Havuzda mukim Star gazetesinin yazarı Cemal Aydın, "Nereye gittiniz, ey ruhları arıtan o ezan" başlıklı bir yazı yazmış, zamanın Diyanet İşleri Başkanı Mehmet Görmez'e seslenerek, "hoparlör zulmünü durdurun" demişti. 2015 yılıydı. Şöyle diyordu. “Ezanların hoparlörlerle okunmadığı eski İstanbul’da ezan sesi sayesinde Müslüman olanlar olurdu. Şimdilerde ise turistler hoparlör yüzünden kulaklarını tıkıyorlar! Camilerde cemaate hoparlörlerle işkence ediliyor! İnsan sesine ve mabet sükûnetine hasret kaldık! Sayın Diyanet İşleri Başkanı, hoparlör zulmünü durdurun!” soL’da vaktiyle yazdığım “Hoparlör Ali’nin kutsal aleti” başlıklı yazıdan aktardım. Derin bir kutsallık yitiminin çok sayıdaki işaretlerinden biridir.

***

Dün minarenin hoparlöründen, cemaatin olmadığı bir zamanda, “Çav Bella” çalındı diye genç bir kadını derdest edip tutukladılar. Üstelik eylemi yapan o değildi, sadece ilginç bulmuş paylaşmıştı. Sorun eğer İbo ve Nilüfer yerine bir İtalyanca parça seçimi değilse, tutuklama da kutsal değil siyasaldır. Çünkü kutsal, çok uzun zamandan beri siyasallaşmıştır!

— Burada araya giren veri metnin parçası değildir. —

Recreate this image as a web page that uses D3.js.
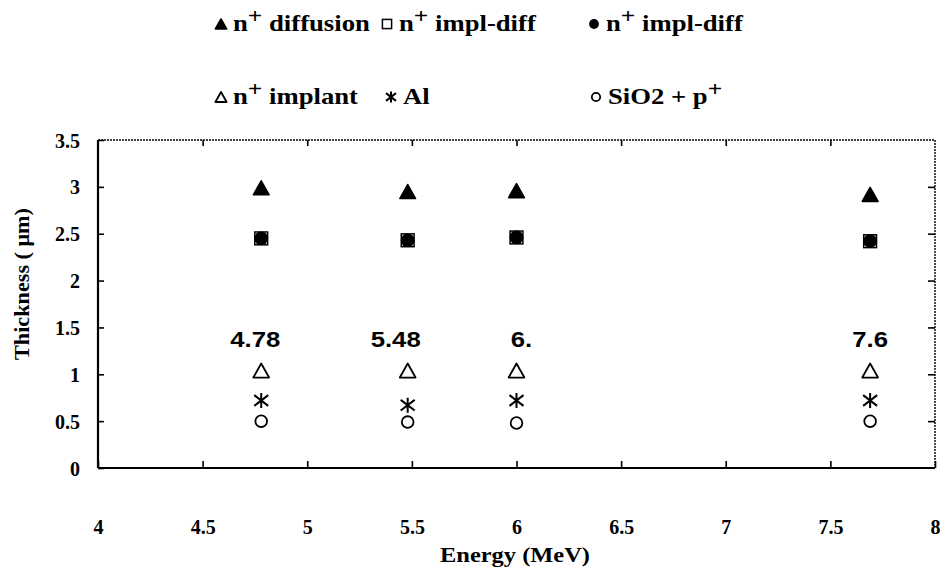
<!DOCTYPE html>
<html>
<head>
<meta charset="utf-8">
<script src="https://cdn.jsdelivr.net/npm/d3@7"></script>
<style>
  html, body { margin: 0; padding: 0; background: #fff; }
  svg { display: block; }
</style>
</head>
<body>
<svg id="chart" width="940" height="570"></svg>
<script>
// Beam energies (MeV) and the energy annotations written above each column
const energies = [4.78, 5.48, 6.0, 7.69];
const energyLabels = ["4.78", "5.48", "6.", "7.6"];

// Thickness (µm) for each layer type
const nDiffusion      = [2.99, 2.95, 2.96, 2.92];
const nImplDiffOpen   = [2.45, 2.43, 2.46, 2.42];
const nImplDiffFilled = [2.45, 2.43, 2.46, 2.42];
const nImplant        = [1.04, 1.04, 1.04, 1.04];
const aluminium       = [0.72, 0.67, 0.72, 0.72];
const sio2pPlus       = [0.50, 0.49, 0.48, 0.50];

// Axis ticks
const xTicks = [4, 4.5, 5, 5.5, 6, 6.5, 7, 7.5, 8];
const yTicks = [0, 0.5, 1, 1.5, 2, 2.5, 3, 3.5];

const SERIF = '"Liberation Serif", "Times New Roman", Times, "DejaVu Serif", serif';
const SANS = '"Liberation Sans", Arial, sans-serif';

const svg = d3.select("#chart");
const x = d3.scaleLinear().domain([4, 8]).range([98, 935]);
const y = d3.scaleLinear().domain([0, 3.5]).range([468, 140]);

function serifText(sel, size) {
  return sel.style("font-family", SERIF).style("font-weight", "bold")
    .style("font-size", size + "px").style("fill", "#000");
}

// ---- marker drawing helpers ----
function drawMarker(g, kind, cx, cy, s) {
  const k = s / 12;
  if (kind === "triFilled" || kind === "triOpen") {
    const h = 12 * k, w = 13.5 * k;
    g.append("path")
      .attr("d", `M${cx},${cy - h / 2}L${cx + w / 2},${cy + h / 2}L${cx - w / 2},${cy + h / 2}Z`)
      .attr("fill", kind === "triFilled" ? "#000" : "#fff")
      .attr("stroke", "#000").attr("stroke-width", kind === "triFilled" ? 1.6 : 1.8).attr("stroke-linejoin", "round");
  } else if (kind === "square") {
    const a = 11 * k;
    g.append("rect").attr("x", cx - a / 2).attr("y", cy - a / 2).attr("width", a).attr("height", a)
      .attr("fill", "#fff").attr("stroke", "#000").attr("stroke-width", 1.5);
  } else if (kind === "dot") {
    g.append("circle").attr("cx", cx).attr("cy", cy).attr("r", 5.9 * k).attr("fill", "#000");
  } else if (kind === "circle") {
    g.append("circle").attr("cx", cx).attr("cy", cy).attr("r", 5 * k)
      .attr("fill", "#fff").attr("stroke", "#000").attr("stroke-width", 1.8);
  } else if (kind === "star") {
    const r = 6.5 * k, dx = 6 * k, dy = 4.6 * k;
    g.append("path")
      .attr("d", `M${cx},${cy - r}L${cx},${cy + r}M${cx - dx},${cy - dy}L${cx + dx},${cy + dy}M${cx - dx},${cy + dy}L${cx + dx},${cy - dy}`)
      .attr("stroke", "#000").attr("stroke-width", 2).attr("fill", "none");
  }
}

// ---- frame: solid left/bottom, dotted top/right ----
const frame = svg.append("g");
frame.append("line").attr("x1", x(4)).attr("x2", x(4)).attr("y1", y(3.5)).attr("y2", y(0))
  .attr("stroke", "#000").attr("stroke-width", 2.2);
frame.append("line").attr("x1", x(4)).attr("x2", x(8)).attr("y1", y(0)).attr("y2", y(0))
  .attr("stroke", "#000").attr("stroke-width", 2.2);
frame.append("line").attr("x1", x(4)).attr("x2", x(8)).attr("y1", y(3.5)).attr("y2", y(3.5))
  .attr("stroke", "#000").attr("stroke-width", 1.4).attr("stroke-dasharray", "2,1");
frame.append("line").attr("x1", x(8)).attr("x2", x(8)).attr("y1", y(3.5)).attr("y2", y(0))
  .attr("stroke", "#000").attr("stroke-width", 1.4).attr("stroke-dasharray", "2,1");

// ---- axes (ticks point inward) ----
const xAxisBottom = d3.axisBottom(x).tickValues(xTicks).tickSizeInner(-7).tickSizeOuter(0).tickFormat(d3.format("~g"));
const gx = svg.append("g").attr("transform", `translate(0,${y(0)})`).call(xAxisBottom);
gx.select(".domain").remove();
gx.selectAll(".tick line").attr("stroke", "#000").attr("stroke-width", 1.6);
serifText(gx.selectAll(".tick text").attr("y", 66).attr("dy", 0), 20);

const xAxisTop = d3.axisTop(x).tickValues(xTicks.slice(1, -1)).tickSizeInner(-6).tickSizeOuter(0).tickFormat("");
const gxt = svg.append("g").attr("transform", `translate(0,${y(3.5)})`).call(xAxisTop);
gxt.select(".domain").remove();
gxt.selectAll(".tick line").attr("stroke", "#000").attr("stroke-width", 1.6);

const yAxisLeft = d3.axisLeft(y).tickValues(yTicks).tickSizeInner(-6).tickSizeOuter(0).tickFormat(d3.format("~g"));
const gy = svg.append("g").attr("transform", `translate(${x(4)},0)`).call(yAxisLeft);
gy.select(".domain").remove();
gy.selectAll(".tick line").attr("stroke", "#000").attr("stroke-width", 1.6);
serifText(gy.selectAll(".tick text").attr("x", -18).attr("dy", "0.35em"), 20);

const yAxisRight = d3.axisRight(y).tickValues(yTicks.slice(1, -1)).tickSizeInner(-7).tickSizeOuter(0).tickFormat("");
const gyr = svg.append("g").attr("transform", `translate(${x(8)},0)`).call(yAxisRight);
gyr.select(".domain").remove();
gyr.selectAll(".tick line").attr("stroke", "#000").attr("stroke-width", 1.6);

// ---- axis titles ----
serifText(svg.append("text").attr("x", 515).attr("y", 562)
  .attr("text-anchor", "middle")
  .attr("textLength", 150).attr("lengthAdjust", "spacingAndGlyphs")
  .text("Energy  (MeV)"), 21);
serifText(svg.append("text")
  .attr("transform", `translate(29,284) rotate(-90)`)
  .attr("text-anchor", "middle")
  .attr("textLength", 152).attr("lengthAdjust", "spacingAndGlyphs")
  .text("Thickness ( μm)"), 21);

// ---- data points ----
const series = [
  { kind: "triFilled", values: nDiffusion },
  { kind: "square",    values: nImplDiffOpen },
  { kind: "dot",       values: nImplDiffFilled },
  { kind: "triOpen",   values: nImplant },
  { kind: "star",      values: aluminium },
  { kind: "circle",    values: sio2pPlus }
];
const pts = svg.append("g");
series.forEach(s => {
  s.values.forEach((v, i) => drawMarker(pts, s.kind, x(energies[i]), y(v), 14));
});

// ---- energy annotations above each column ----
const labelShift = [-6, -12, 5, 0];
svg.append("g").selectAll("text").data(energies).join("text")
  .attr("transform", (d, i) => `translate(${x(d) + labelShift[i]},${y(1.29)}) scale(1.12,1)`)
  .attr("text-anchor", "middle")
  .style("font-family", SANS).style("font-weight", "bold")
  .style("font-size", "23px").style("fill", "#000")
  .text((d, i) => energyLabels[i]);

// ---- legend ----
const legendItems = [
  { kind: "triFilled", label: "diffusion",  lx: 221, ly: 24,  sup: true },
  { kind: "square",    label: "impl-diff",  lx: 387, ly: 24,  sup: true },
  { kind: "dot",       label: "impl-diff",  lx: 594, ly: 24,  sup: true },
  { kind: "triOpen",   label: "implant",    lx: 221, ly: 97,  sup: true },
  { kind: "star",      label: "Al",         lx: 391, ly: 97,  sup: false },
  { kind: "circle",    label: "SiO2 + p",   lx: 596, ly: 97,  sup: false, tailSup: true }
];
const lg = svg.append("g");
legendItems.forEach(it => {
  drawMarker(lg, it.kind, it.lx, it.ly, 10);
  const t = serifText(lg.append("text")
    .attr("transform", `translate(${it.lx + 12},${it.ly + 7}) scale(1.16,1)`), 23);
  if (it.sup) {
    t.append("tspan").text("n");
    t.append("tspan").attr("dy", -8).style("font-size", "22px").text("+");
    t.append("tspan").attr("dy", 8).text(" " + it.label);
  } else if (it.tailSup) {
    t.append("tspan").text(it.label);
    t.append("tspan").attr("dy", -8).style("font-size", "22px").text("+");
  } else {
    t.text(it.label);
  }
});
</script>
</body>
</html>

Kutsallığa saldırı arıyorsanız Siyasal İslam’a bakacaksınız, yıkıp parçaladı kutsal ne varsa. Biz AKP’ye söyleyelim, CHP’liler anlasın: Kutsalınızı politik ideoloji haline getirdiyseniz eleştirilmesi doğaldır, katlanacaksınız. Kutsallığın arkasına saklanmayacaksınız.